• **Problem to solve**:
Search the material and gather each line with "size" in it.

-=-=-

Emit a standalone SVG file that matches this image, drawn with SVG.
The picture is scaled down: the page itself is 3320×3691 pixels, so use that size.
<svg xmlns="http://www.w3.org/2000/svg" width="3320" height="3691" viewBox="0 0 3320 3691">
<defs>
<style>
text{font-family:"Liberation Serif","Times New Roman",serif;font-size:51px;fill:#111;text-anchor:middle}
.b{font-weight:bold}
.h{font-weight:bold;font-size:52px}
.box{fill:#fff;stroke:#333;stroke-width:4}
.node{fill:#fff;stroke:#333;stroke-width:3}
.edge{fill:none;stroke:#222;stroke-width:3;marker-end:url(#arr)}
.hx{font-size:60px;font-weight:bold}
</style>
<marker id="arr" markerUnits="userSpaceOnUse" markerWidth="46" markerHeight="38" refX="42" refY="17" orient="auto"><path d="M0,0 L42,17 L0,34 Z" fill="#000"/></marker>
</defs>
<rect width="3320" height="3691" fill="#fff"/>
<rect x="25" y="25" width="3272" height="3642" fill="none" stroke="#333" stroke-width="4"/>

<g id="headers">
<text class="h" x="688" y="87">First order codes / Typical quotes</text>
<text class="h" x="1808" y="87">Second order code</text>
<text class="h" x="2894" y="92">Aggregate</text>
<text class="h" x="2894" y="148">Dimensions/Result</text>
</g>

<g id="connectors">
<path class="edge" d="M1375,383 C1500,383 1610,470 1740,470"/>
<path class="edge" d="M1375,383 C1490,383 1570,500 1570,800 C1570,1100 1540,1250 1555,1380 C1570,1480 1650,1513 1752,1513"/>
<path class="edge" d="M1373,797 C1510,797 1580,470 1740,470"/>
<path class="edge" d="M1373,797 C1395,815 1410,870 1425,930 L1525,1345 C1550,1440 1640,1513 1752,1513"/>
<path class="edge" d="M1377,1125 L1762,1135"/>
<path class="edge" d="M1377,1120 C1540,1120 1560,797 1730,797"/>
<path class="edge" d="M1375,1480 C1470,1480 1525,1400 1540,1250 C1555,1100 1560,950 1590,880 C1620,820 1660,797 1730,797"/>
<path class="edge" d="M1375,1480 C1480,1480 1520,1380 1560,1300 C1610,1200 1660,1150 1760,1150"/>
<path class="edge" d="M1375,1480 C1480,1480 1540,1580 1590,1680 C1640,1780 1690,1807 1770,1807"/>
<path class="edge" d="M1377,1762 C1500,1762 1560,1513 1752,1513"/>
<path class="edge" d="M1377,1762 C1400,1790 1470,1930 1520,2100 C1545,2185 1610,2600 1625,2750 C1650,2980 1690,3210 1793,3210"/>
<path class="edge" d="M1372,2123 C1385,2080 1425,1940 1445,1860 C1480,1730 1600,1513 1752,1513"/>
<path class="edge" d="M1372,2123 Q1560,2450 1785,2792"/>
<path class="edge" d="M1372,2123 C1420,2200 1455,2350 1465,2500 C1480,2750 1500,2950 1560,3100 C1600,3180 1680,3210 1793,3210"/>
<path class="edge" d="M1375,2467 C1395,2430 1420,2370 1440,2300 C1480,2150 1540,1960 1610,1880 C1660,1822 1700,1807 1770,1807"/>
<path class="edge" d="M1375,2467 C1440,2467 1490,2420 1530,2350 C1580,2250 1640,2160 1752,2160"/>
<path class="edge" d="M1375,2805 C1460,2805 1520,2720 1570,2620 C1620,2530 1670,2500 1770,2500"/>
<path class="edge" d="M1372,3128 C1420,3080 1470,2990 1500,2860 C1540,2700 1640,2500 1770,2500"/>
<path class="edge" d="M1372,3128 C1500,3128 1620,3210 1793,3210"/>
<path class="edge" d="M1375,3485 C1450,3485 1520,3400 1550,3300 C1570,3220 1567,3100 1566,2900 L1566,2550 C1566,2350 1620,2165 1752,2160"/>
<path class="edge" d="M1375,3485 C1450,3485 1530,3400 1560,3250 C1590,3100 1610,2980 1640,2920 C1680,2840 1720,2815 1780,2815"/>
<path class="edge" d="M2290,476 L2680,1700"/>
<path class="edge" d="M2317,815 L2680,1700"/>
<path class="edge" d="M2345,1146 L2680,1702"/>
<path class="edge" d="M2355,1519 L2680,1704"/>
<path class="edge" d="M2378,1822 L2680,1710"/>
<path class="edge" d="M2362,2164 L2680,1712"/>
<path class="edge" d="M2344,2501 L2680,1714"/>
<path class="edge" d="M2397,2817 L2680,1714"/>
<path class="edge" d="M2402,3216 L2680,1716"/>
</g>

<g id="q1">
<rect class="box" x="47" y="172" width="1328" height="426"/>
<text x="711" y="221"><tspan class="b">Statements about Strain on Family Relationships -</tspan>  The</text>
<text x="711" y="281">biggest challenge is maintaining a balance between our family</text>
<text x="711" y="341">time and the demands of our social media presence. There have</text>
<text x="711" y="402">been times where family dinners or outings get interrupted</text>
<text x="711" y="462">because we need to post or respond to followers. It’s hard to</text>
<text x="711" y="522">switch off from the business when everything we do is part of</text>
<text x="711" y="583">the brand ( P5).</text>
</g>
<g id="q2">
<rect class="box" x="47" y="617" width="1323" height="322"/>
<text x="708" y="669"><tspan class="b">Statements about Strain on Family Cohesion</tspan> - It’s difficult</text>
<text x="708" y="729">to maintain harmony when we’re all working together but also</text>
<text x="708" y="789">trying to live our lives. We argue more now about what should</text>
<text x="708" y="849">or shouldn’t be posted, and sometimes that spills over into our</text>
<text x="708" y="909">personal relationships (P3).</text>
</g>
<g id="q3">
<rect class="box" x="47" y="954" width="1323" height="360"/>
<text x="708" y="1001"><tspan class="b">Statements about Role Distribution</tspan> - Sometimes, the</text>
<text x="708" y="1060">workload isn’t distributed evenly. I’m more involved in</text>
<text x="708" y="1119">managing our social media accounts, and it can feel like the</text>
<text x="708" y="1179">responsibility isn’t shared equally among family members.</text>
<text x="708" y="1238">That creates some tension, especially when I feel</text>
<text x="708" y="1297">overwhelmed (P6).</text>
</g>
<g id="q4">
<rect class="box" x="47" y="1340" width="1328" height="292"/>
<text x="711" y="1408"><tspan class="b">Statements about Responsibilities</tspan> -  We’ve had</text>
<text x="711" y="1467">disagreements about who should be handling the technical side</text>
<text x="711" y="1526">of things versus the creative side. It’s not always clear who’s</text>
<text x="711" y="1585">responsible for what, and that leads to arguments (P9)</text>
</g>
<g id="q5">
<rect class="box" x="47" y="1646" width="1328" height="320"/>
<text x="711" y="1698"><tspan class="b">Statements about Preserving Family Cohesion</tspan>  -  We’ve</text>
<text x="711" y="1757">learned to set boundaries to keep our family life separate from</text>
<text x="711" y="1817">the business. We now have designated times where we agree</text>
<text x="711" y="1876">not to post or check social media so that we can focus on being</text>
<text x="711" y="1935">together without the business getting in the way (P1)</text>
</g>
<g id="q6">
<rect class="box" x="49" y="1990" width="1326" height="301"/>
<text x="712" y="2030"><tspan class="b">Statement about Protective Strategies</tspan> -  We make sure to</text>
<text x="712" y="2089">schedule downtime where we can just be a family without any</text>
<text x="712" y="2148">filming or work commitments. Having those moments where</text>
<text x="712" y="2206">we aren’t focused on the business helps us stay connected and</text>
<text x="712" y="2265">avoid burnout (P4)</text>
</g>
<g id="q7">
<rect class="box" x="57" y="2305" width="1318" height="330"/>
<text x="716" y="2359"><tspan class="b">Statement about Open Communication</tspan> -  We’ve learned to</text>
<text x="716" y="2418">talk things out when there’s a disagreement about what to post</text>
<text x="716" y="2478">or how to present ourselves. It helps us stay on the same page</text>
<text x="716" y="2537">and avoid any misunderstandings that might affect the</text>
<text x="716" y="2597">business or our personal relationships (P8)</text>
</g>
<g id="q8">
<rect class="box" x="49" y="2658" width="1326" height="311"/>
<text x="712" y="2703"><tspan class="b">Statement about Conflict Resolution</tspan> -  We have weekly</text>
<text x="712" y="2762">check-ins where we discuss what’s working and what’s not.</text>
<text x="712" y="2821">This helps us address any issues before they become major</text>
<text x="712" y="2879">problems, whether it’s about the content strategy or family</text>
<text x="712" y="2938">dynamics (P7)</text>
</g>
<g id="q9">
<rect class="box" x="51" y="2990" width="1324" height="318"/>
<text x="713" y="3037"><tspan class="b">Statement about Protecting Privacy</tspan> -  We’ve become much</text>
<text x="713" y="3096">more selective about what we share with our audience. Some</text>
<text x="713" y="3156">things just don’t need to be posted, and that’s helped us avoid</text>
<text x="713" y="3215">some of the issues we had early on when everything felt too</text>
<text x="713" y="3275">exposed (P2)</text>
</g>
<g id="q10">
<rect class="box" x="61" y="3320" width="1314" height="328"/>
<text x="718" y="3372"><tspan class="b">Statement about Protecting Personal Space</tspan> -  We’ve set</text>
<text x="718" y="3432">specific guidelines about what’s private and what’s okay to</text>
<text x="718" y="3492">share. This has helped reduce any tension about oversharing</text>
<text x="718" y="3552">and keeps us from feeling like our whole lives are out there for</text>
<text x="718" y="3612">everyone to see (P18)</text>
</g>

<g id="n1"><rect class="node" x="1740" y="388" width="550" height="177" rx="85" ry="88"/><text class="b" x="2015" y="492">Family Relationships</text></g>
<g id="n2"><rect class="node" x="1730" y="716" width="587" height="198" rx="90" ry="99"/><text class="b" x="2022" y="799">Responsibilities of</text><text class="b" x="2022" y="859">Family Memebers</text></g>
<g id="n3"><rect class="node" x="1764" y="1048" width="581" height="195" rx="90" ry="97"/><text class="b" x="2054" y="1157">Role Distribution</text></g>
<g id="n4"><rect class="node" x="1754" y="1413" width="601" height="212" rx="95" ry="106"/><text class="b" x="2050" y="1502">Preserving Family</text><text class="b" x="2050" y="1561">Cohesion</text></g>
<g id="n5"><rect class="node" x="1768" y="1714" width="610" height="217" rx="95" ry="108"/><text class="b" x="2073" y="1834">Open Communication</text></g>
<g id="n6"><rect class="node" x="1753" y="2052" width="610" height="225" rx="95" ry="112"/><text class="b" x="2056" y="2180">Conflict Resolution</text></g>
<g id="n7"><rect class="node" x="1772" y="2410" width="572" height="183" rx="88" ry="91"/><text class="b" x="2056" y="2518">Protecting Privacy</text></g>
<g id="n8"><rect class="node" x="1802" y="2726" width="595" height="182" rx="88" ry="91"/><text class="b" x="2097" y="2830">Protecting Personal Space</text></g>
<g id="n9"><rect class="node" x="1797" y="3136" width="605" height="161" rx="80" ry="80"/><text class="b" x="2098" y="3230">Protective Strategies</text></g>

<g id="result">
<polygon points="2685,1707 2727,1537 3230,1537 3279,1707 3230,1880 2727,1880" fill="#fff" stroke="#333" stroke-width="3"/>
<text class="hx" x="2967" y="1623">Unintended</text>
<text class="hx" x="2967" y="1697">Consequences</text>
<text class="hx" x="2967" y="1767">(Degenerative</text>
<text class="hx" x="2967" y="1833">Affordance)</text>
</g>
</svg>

-=-=-

• **Output below**:
The picture is scaled down: the page itself is 3320×3691 pixels, so use that size.
text{font-family:"Liberation Serif","Times New Roman",serif;font-size:51px;fill:#111;text-anchor:middle}
.h{font-weight:bold;font-size:52px}
.hx{font-size:60px;font-weight:bold}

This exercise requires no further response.